begin RECORDS SUPPLIED
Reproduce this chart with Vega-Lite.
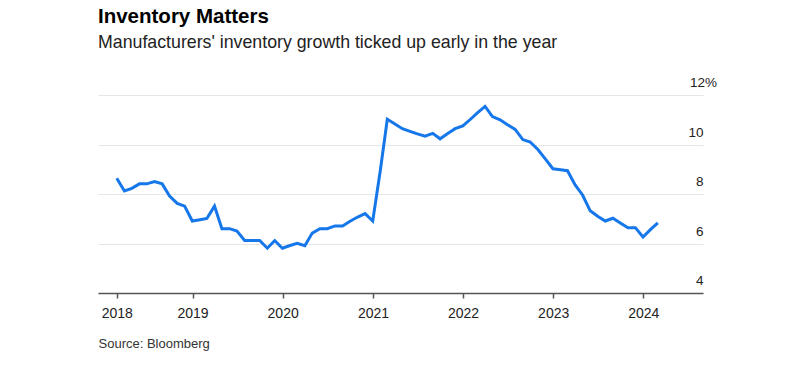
{
  "$schema": "https://vega.github.io/schema/vega-lite/v6.json",
  "width": 605,
  "height": 198,
  "autosize": {"type": "none"},
  "padding": {"left": 98, "top": 95, "right": 96, "bottom": 74},
  "background": "white",
  "title": {
    "text": "Inventory Matters",
    "subtitle": "Manufacturers' inventory growth ticked up early in the year",
    "anchor": "start",
    "frame": "group",
    "offset": 24,
    "font": "Liberation Sans",
    "fontSize": 20.5,
    "fontWeight": "bold",
    "color": "#000000",
    "subtitleFont": "Liberation Sans",
    "subtitleFontSize": 17.75,
    "subtitleColor": "#222222",
    "subtitlePadding": 6.5
  },
  "config": {
    "view": {"stroke": null},
    "axis": {"labelFont": "Liberation Sans", "titleFont": "Liberation Sans"}
  },
  "data": {
    "values": [
      {"date": "2018-02-28", "value": 8.64},
      {"date": "2018-03-31", "value": 8.12},
      {"date": "2018-04-30", "value": 8.23},
      {"date": "2018-05-31", "value": 8.41},
      {"date": "2018-06-30", "value": 8.41},
      {"date": "2018-07-31", "value": 8.50},
      {"date": "2018-08-31", "value": 8.41},
      {"date": "2018-09-30", "value": 7.92},
      {"date": "2018-10-31", "value": 7.62},
      {"date": "2018-11-30", "value": 7.51},
      {"date": "2018-12-31", "value": 6.91},
      {"date": "2019-01-31", "value": 6.96},
      {"date": "2019-02-28", "value": 7.01},
      {"date": "2019-03-31", "value": 7.51},
      {"date": "2019-04-30", "value": 6.60},
      {"date": "2019-05-31", "value": 6.60},
      {"date": "2019-06-30", "value": 6.50},
      {"date": "2019-07-31", "value": 6.12},
      {"date": "2019-08-31", "value": 6.12},
      {"date": "2019-09-30", "value": 6.12},
      {"date": "2019-10-31", "value": 5.81},
      {"date": "2019-11-30", "value": 6.12},
      {"date": "2019-12-31", "value": 5.81},
      {"date": "2020-01-31", "value": 5.92},
      {"date": "2020-02-29", "value": 6.01},
      {"date": "2020-03-31", "value": 5.91},
      {"date": "2020-04-30", "value": 6.42},
      {"date": "2020-05-31", "value": 6.60},
      {"date": "2020-06-30", "value": 6.60},
      {"date": "2020-07-31", "value": 6.71},
      {"date": "2020-08-31", "value": 6.71},
      {"date": "2020-09-30", "value": 6.90},
      {"date": "2020-10-31", "value": 7.07},
      {"date": "2020-11-30", "value": 7.21},
      {"date": "2020-12-31", "value": 6.91},
      {"date": "2021-01-31", "value": 8.97},
      {"date": "2021-02-28", "value": 11.02},
      {"date": "2021-03-31", "value": 10.83},
      {"date": "2021-04-30", "value": 10.64},
      {"date": "2021-05-31", "value": 10.53},
      {"date": "2021-06-30", "value": 10.43},
      {"date": "2021-07-31", "value": 10.34},
      {"date": "2021-08-31", "value": 10.45},
      {"date": "2021-09-30", "value": 10.23},
      {"date": "2021-10-31", "value": 10.44},
      {"date": "2021-11-30", "value": 10.64},
      {"date": "2021-12-31", "value": 10.75},
      {"date": "2022-01-31", "value": 11.02},
      {"date": "2022-02-28", "value": 11.28},
      {"date": "2022-03-31", "value": 11.54},
      {"date": "2022-04-30", "value": 11.13},
      {"date": "2022-05-31", "value": 11.00},
      {"date": "2022-06-30", "value": 10.80},
      {"date": "2022-07-31", "value": 10.61},
      {"date": "2022-08-31", "value": 10.20},
      {"date": "2022-09-30", "value": 10.10},
      {"date": "2022-10-31", "value": 9.80},
      {"date": "2022-11-30", "value": 9.42},
      {"date": "2022-12-31", "value": 9.02},
      {"date": "2023-01-31", "value": 8.98},
      {"date": "2023-02-28", "value": 8.94},
      {"date": "2023-03-31", "value": 8.37},
      {"date": "2023-04-30", "value": 7.96},
      {"date": "2023-05-31", "value": 7.32},
      {"date": "2023-06-30", "value": 7.10},
      {"date": "2023-07-31", "value": 6.91},
      {"date": "2023-08-31", "value": 7.02},
      {"date": "2023-09-30", "value": 6.83},
      {"date": "2023-10-31", "value": 6.64},
      {"date": "2023-11-30", "value": 6.64},
      {"date": "2023-12-31", "value": 6.26},
      {"date": "2024-01-31", "value": 6.57},
      {"date": "2024-02-29", "value": 6.83}
    ]
  },
  "mark": {"type": "line", "color": "#1577ea", "strokeWidth": 3},
  "encoding": {
    "x": {
      "field": "date",
      "type": "temporal",
      "scale": {"domain": [{"year": 2017, "month": 12, "date": 14}, {"year": 2024, "month": 8, "date": 30}]},
      "axis": {
        "values": [
          {"year": 2018, "month": 2, "date": 28},
          {"year": 2019, "month": 1, "date": 1},
          {"year": 2020, "month": 1, "date": 1},
          {"year": 2021, "month": 1, "date": 1},
          {"year": 2022, "month": 1, "date": 1},
          {"year": 2023, "month": 1, "date": 1},
          {"year": 2024, "month": 1, "date": 1}
        ],
        "format": "%Y",
        "grid": false,
        "domain": true,
        "domainColor": "#555555",
        "domainWidth": 1.5,
        "ticks": true,
        "tickColor": "#555555",
        "tickSize": 5,
        "tickWidth": 1.5,
        "labelFontSize": 14,
        "labelColor": "#222222",
        "labelPadding": 8,
        "labelFlush": false,
        "title": "Source: Bloomberg",
        "titleFontSize": 13,
        "titleFontWeight": "normal",
        "titleColor": "#333333",
        "titleAnchor": "start",
        "titleAlign": "left",
        "titleBaseline": "alphabetic",
        "titleX": 0,
        "titleY": 54
      }
    },
    "y": {
      "field": "value",
      "type": "quantitative",
      "scale": {"domain": [4, 12], "nice": false, "zero": false},
      "axis": {
        "orient": "right",
        "values": [4, 6, 8, 10, 12],
        "labelExpr": "datum.value == 12 ? '12%' : datum.label",
        "grid": true,
        "gridColor": "#e6e6e6",
        "gridWidth": 1,
        "domain": false,
        "ticks": false,
        "tickSize": 0,
        "labelFontSize": 13.5,
        "labelColor": "#222222",
        "labelAlign": {"condition": {"test": "datum.value == 12", "value": "center"}, "value": "right"},
        "labelBaseline": "alphabetic",
        "labelOffset": -8.5,
        "labelPadding": 0,
        "title": null
      }
    }
  }
}
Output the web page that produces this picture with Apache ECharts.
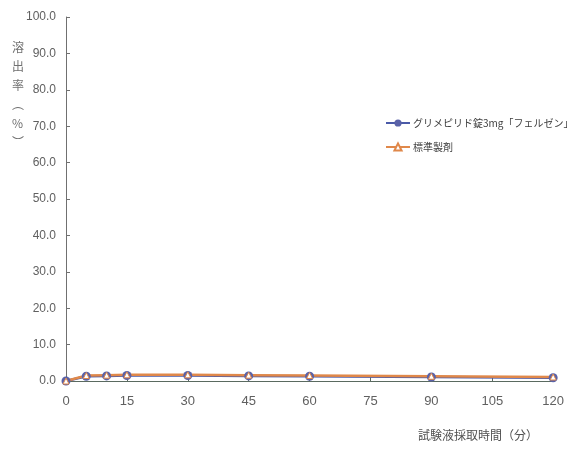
<!DOCTYPE html>
<html><head><meta charset="utf-8">
<script src="https://cdn.jsdelivr.net/npm/echarts@6/dist/echarts.min.js"></script>
<style>html,body{margin:0;padding:0;background:#fff}#c{width:567px;height:453px}</style>
</head><body><div id="c"></div>
<script>
const times = [0, 5, 10, 15, 30, 45, 60, 90, 120];
const testValues = [0, 1.3, 1.4, 1.5, 1.5, 1.4, 1.3, 1.1, 0.9];
const refValues = [0, 1.5, 1.6, 1.7, 1.7, 1.6, 1.5, 1.3, 1.1];
const seriesNames = ['グリメピリド錠3mg「フェルゼン」', '標準製剤'];
const yTitleChars = ['溶', '出', '率', '︵', '%', '︶'];
const xTitle = '試験液採取時間（分）';

const chart = echarts.init(document.getElementById('c'));
const lab = {color: '#606060', fontFamily: 'Liberation Sans', fontSize: 12};
chart.setOption({
  animation: false,
  grid: {left: 66, right: 12, top: 17, bottom: 72},
  legend: {
    orient: 'vertical', left: 380, top: 113, itemGap: 14, itemWidth: 24, itemHeight: 9,
    textStyle: {color: '#404040', fontSize: 10, fontFamily: 'Noto Sans CJK JP', padding: [0, 0, 0, -2]},
    data: seriesNames
  },
  xAxis: {
    type: 'value', min: 0, max: 120, interval: 15,
    axisLine: {show: true, lineStyle: {color: '#5a6a60', width: 1}},
    axisTick: {show: true, inside: true, length: 5, lineStyle: {color: '#5a6a60'}},
    splitLine: {show: false},
    axisLabel: Object.assign({}, lab, {margin: 14, fontSize: 13})
  },
  yAxis: {
    type: 'value', min: 0, max: 100, interval: 10,
    axisLine: {show: true, lineStyle: {color: '#707070', width: 1}},
    axisTick: {show: true, inside: true, length: 4, lineStyle: {color: '#707070'}},
    splitLine: {show: false},
    axisLabel: Object.assign({margin: 10, formatter: v => v.toFixed(1)}, lab)
  },
  graphic: [
    {type: 'text', left: 12, top: 38, style: {text: yTitleChars.join('\n'), fill: '#707070', font: '12px "Noto Sans CJK JP"', lineHeight: 19, align: 'center'}},
    {type: 'text', left: 418, top: 429, style: {text: xTitle, fill: '#505050', font: '12px "Noto Sans CJK JP"'}}
  ],
  series: [
    {
      name: seriesNames[0], type: 'line', data: times.map((t, i) => [t, testValues[i]]),
      symbol: 'circle', symbolSize: 9,
      lineStyle: {color: '#4a5aa8', width: 2.5}, itemStyle: {color: '#5a62a8'}
    },
    {
      name: seriesNames[1], type: 'line', data: times.map((t, i) => [t, refValues[i]]),
      symbol: 'triangle', symbolSize: 6,
      lineStyle: {color: '#e0884a', width: 2.5}, itemStyle: {color: '#fff', borderColor: '#e0884a', borderWidth: 1}
    }
  ]
});
</script></body></html>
end RECORDS SUPPLIED
▸ TASK BRIEF:
Look through the records above and report how many lines hold the word "with", giving only the number.

▸ THE OUTPUT:
2